Indie filmmaking at its finest—I love to hear the kinds of processes that go into a final product like this.
It was super challenging, but it was so worth it. Shooting in Page, Arizona, really kind of made the movie because it opened it up so much. It’s also breathtakingly beautiful and it heightens that third act that brings us to allegory—the highest heights of our bittersweet, tragic end. We shot most of the film on an ALEXA Mini, and then we shot some scenes on the DSLR. I think that the contrast of the DSLR footage and the film itself kind of breaks the third wall, cueing us into Paula’s perspective and Paula’s fantasy of making this movie and putting this white girl on a pedestal. It’s on a high and it’s fun until we begin the third act, and they have that shot at night—then it isn’t. Actually, Sloane is an object of desire, and suddenly—she returns the gaze, Laura Mulvey style. She’s like, stop filming me. Often, it’s a white filmmaker objectifying a Black character, but here, they’re both on equal and unequal footing throughout the film. I love having these contrasts, which cut into that and show what’s really happening. It leaves us space as an audience to wonder what’s in between the camera turning off and telling her to stop filming, and then they’re back in the car arguing.
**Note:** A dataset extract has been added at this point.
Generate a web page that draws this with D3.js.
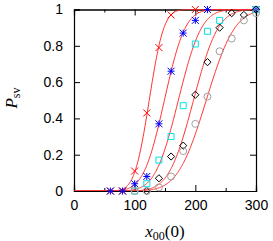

What do they talk about and what happened? What are they privy to that we aren’t? It brings us that closeness but also really makes us realise that there are things we also don’t know. It’s something I really worked on crafting in the edit.
The feminist storytelling structure was also really important to my co-writer and I. Often, you have this three-act structure: a hero goes out and is going to exert some of his will into the world because he is a man. Going back to [María Irene] Fornés and Sarah Ruhl, and now Céline Sciamma saying these things about screenwriting and storytelling structure being motivated by a desire and pushing or pulling against desire—what gets them to each be in the story isn’t based on the will that they insert into the world. Paula’s and Sloane’s desires—their desires for each other, their desires for everybody—are all pushing the story forward.